Photo credit: Chelsea Hadley.
In which Reinhardt talks about why she rarely uses her notebook, how her first book may have been the easiest to write, and getting a sixteen-year-old to translate into IM.
Dana Reinhardt is the author of three novels for young adults. Her most recent book, How to Build a House (Random/Lamb, 2008), tells the story of a resilient teen who leaves her split family and life on the coast for a summer in Tennessee. Reinhardt’s pre-novel-writing experience includes working in the foster care system, fact-checking for a movie magazine, working for PBS’ Frontline, and time spent as a reader for a young adult line at a mass-market paperback house.
We chatted by phone eons ago (she’s very patient). I read through the conversation last month while simultaneously attempting to tackle a novel during NaNoWriMo, and her words rang so true — there’s great advice here for artists of all stripes, and especially for writers.
Dana Reinhardt on the web: danareinhardt.net
Cecil Vortex: Do you have a writing routine you hold to?
Dana Reinhardt: I do. I try my best to stick to writing every workday. It’s a bonus if I do any writing on a weekend. I try to write Monday through Friday as if I had a real job. My goal for each day can change but in general, my rule is that my workday’s not done until I have three pages, which is roughly 1,000 words, maybe a little less. So it’s somewhere in there. I generally don’t let myself off the hook until I’ve done that. And sometimes I can do that in 40 minutes, and sometimes it takes me ten hours. But I try to have that done every single day.
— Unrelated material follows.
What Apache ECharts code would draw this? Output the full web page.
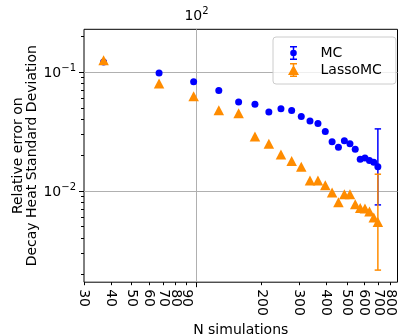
<!DOCTYPE html>
<html>
<head>
<meta charset="utf-8">
<script src="https://cdn.jsdelivr.net/npm/echarts@6/dist/echarts.min.js"></script>
<style>
  html, body { margin: 0; padding: 0; background: #fff; }
  #chart { width: 401px; height: 335px; }
</style>
</head>
<body>
<div id="chart"></div>
<script>
// number of simulations (x) and relative errors (y)
const nSims = [37, 67, 97, 127, 157, 187, 217, 247, 277, 307, 337, 367, 397, 427, 457, 487, 517, 547, 577, 607, 637, 667, 697];
const mcErr = [0.122, 0.0987, 0.0833, 0.0700, 0.0562, 0.0537, 0.0463, 0.0493, 0.0475, 0.0423, 0.0389, 0.0370, 0.0316, 0.0259, 0.0233, 0.0264, 0.0249, 0.0224, 0.0185, 0.0189, 0.0180, 0.0174, 0.0160];
const lassoErr = [0.1262, 0.0802, 0.0628, 0.0479, 0.0451, 0.0287, 0.0250, 0.0203, 0.0179, 0.0160, 0.01226, 0.01226, 0.01113, 0.00968, 0.00801, 0.00938, 0.00938, 0.00770, 0.00719, 0.00710, 0.00669, 0.00598, 0.00548];

// error bars: [n, lower, upper] (only the last point has a visible bar)
const mcBars = [[697, 0.00762, 0.0333]];
const lassoBars = [[697, 0.00215, 0.01382]];

// tick positions
const xMinorTicks = [30, 40, 50, 60, 70, 80, 90, 200, 300, 400, 500, 600, 700, 800];
// minor labels split over several axes so echarts does not drop the crowded ones
const xLabelsA = [30, 70, 90, 200, 400, 600, 800];
const xLabelsB = [40, 60, 80, 300, 500, 700];
const xLabelsC = [50]; // dropped on a log axis, so shown on a log10 value axis
const xMajorTicks = [100];
const yMajorTicks = [0.01, 0.1];
const yMinorTicks = [0.002, 0.003, 0.004, 0.005, 0.006, 0.007, 0.008, 0.009,
  0.02, 0.03, 0.04, 0.05, 0.06, 0.07, 0.08, 0.09, 0.2];

const X_MIN = 30, X_MAX = 860, Y_MIN = 0.0017, Y_MAX = 0.23;

// "10^e" with a raised exponent
const powLabel = (v) => {
  const e = Math.round(Math.log10(v));
  return '{b|10}{s|' + (e < 0 ? '\u2212' + (-e) : e) + '}';
};
const powRich = {
  b: { fontSize: 14, lineHeight: 17, verticalAlign: 'bottom', color: '#000' },
  s: { fontSize: 10, lineHeight: 10, verticalAlign: 'top', color: '#000' },
};

const mcIcon = 'path://M0,0H7V1.5H0Z M0,12.5H7V14H0Z M2.75,0H4.25V14H2.75Z M0.2,7A3.3,3.3 0 1 1 6.8,7A3.3,3.3 0 1 1 0.2,7Z';
const lassoIcon = 'path://M2,0H9V1.5H2Z M2,12.5H9V14H2Z M4.75,0H6.25V14H4.75Z M5.5,2L11,12L0,12Z';

const chart = echarts.init(document.getElementById('chart'), null, { renderer: 'canvas' });

const errorBarSeries = (name, data, color) => ({
  name,
  type: 'custom',
  xAxisIndex: 0,
  yAxisIndex: 0,
  data,
  silent: true,
  encode: { x: 0, y: [1, 2] },
  renderItem: (params, api) => {
    const x = api.value(0);
    const lo = api.coord([x, api.value(1)]);
    const hi = api.coord([x, api.value(2)]);
    const cap = 3.2;
    const style = { stroke: color, lineWidth: 1.5 };
    return {
      type: 'group',
      children: [
        { type: 'line', shape: { x1: lo[0], y1: lo[1], x2: hi[0], y2: hi[1] }, style },
        { type: 'line', shape: { x1: lo[0] - cap, y1: lo[1], x2: lo[0] + cap, y2: lo[1] }, style },
        { type: 'line', shape: { x1: hi[0] - cap, y1: hi[1], x2: hi[0] + cap, y2: hi[1] }, style },
      ],
    };
  },
});

const logX = { type: 'log', logBase: 10, min: X_MIN, max: X_MAX };
const logY = { type: 'log', logBase: 10, min: Y_MIN, max: Y_MAX };

const minorLabel = (values) => ({
  customValues: values, rotate: -90, margin: 7, fontSize: 14, color: '#000',
  formatter: (v) => String(Math.round(v)), hideOverlap: false,
  showMinLabel: true, showMaxLabel: true,
});

chart.setOption({
  animation: false,
  textStyle: { fontFamily: 'DejaVu Sans', color: '#000' },
  grid: {
    left: 84, right: 3.5, top: 29.3, bottom: 52.8,
    show: true, borderColor: '#000', borderWidth: 1, backgroundColor: '#fff',
    outerBoundsMode: 'none',
  },
  legend: {
    orient: 'vertical',
    left: 273,
    top: 37,
    padding: [9, 14, 7, 15],
    itemWidth: 12,
    itemHeight: 14,
    itemGap: 3,
    backgroundColor: 'rgba(255,255,255,0.8)',
    borderColor: '#cccccc',
    borderWidth: 1,
    borderRadius: 3,
    itemStyle: { borderWidth: 0 },
    textStyle: { fontSize: 14, color: '#000', padding: [0, 0, 0, 16] },
    data: [
      { name: 'MC', icon: mcIcon },
      { name: 'LassoMC', icon: lassoIcon },
    ],
  },
  xAxis: [
    {
      ...logX,
      position: 'bottom',
      name: 'N simulations',
      nameLocation: 'middle',
      nameGap: 41,
      nameMoveOverlap: false,
      nameTextStyle: { fontSize: 14, color: '#000' },
      axisLine: { show: false },
      axisTick: { show: true, customValues: xMinorTicks, length: 3, lineStyle: { color: '#000', width: 1 } },
      axisLabel: minorLabel(xLabelsA),
      minorTick: { show: false },
      splitLine: { show: false },
    },
    {
      ...logX,
      position: 'bottom',
      axisLine: { show: false },
      axisTick: { show: false, customValues: xLabelsB },
      axisLabel: minorLabel(xLabelsB),
      splitLine: { show: false },
    },
    {
      type: 'value',
      min: Math.log10(X_MIN),
      max: Math.log10(X_MAX),
      position: 'bottom',
      axisLine: { show: false },
      axisTick: { show: false, customValues: xLabelsC.map(Math.log10) },
      axisLabel: {
        ...minorLabel(xLabelsC.map(Math.log10)),
        formatter: (v) => String(Math.round(Math.pow(10, v))),
      },
      splitLine: { show: false },
    },
    {
      ...logX,
      position: 'top',
      axisLine: { show: false },
      axisTick: { show: false, customValues: xMajorTicks },
      axisLabel: { customValues: xMajorTicks, margin: 6, formatter: powLabel, rich: powRich },
      splitLine: { show: false },
    },
    {
      ...logX,
      position: 'bottom',
      axisLine: { show: false },
      axisTick: { show: true, customValues: xMajorTicks, length: 5, lineStyle: { color: '#000', width: 1 } },
      axisLabel: { show: false },
      splitLine: { show: true, lineStyle: { color: '#b0b0b0', width: 1 } },
    },
  ],
  yAxis: [
    {
      ...logY,
      position: 'left',
      name: 'Relative error on\nDecay Heat Standard Deviation',
      nameLocation: 'middle',
      nameRotate: 90,
      nameGap: 45,
      nameMoveOverlap: false,
      nameTextStyle: { fontSize: 14, color: '#000', lineHeight: 13.5, align: 'center' },
      axisLine: { show: false },
      axisTick: { show: true, customValues: yMajorTicks, length: 5, lineStyle: { color: '#000', width: 1 } },
      axisLabel: { customValues: yMajorTicks, margin: 8, formatter: powLabel, rich: powRich },
      splitLine: { show: true, lineStyle: { color: '#b0b0b0', width: 1 } },
    },
    {
      ...logY,
      position: 'left',
      axisLine: { show: false },
      axisTick: { show: true, customValues: yMinorTicks, length: 3, lineStyle: { color: '#000', width: 1 } },
      axisLabel: { show: false },
      splitLine: { show: false },
    },
  ],
  series: [
    errorBarSeries('MC err', mcBars, '#0000ff'),
    {
      name: 'MC',
      type: 'scatter',
      xAxisIndex: 0,
      yAxisIndex: 0,
      symbol: 'circle',
      symbolSize: 7,
      symbolKeepAspect: true,
      itemStyle: { color: '#0000ff', opacity: 1 },
      data: nSims.map((n, i) => [n, mcErr[i]]),
    },
    errorBarSeries('LassoMC err', lassoBars, '#ff8c00'),
    {
      name: 'LassoMC',
      type: 'scatter',
      xAxisIndex: 0,
      yAxisIndex: 0,
      symbol: 'triangle',
      symbolSize: [10.5, 10],
      symbolKeepAspect: true,
      itemStyle: { color: '#ff8c00', opacity: 1 },
      data: nSims.map((n, i) => [n, lassoErr[i]]),
    },
  ],
});

window.addEventListener('resize', () => chart.resize());
</script>
</body>
</html>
CV: Is there an outline you work off?
DR: I don’t work with outlines. I know a lot of people do, but I don’t. I mean, I know where I’m headed, usually. Before each book so far that I’ve written, I know generally the arc of the story and how I want it to end. And sometimes I’ll have certain things I have an idea that I want to have happen halfway through. But in general, for me, the fun about writing is finding out what happens between the beginning and the end of the story.
CV: Do you try to get a first draft out and then go back and revise? Or do you tend to polish as you go?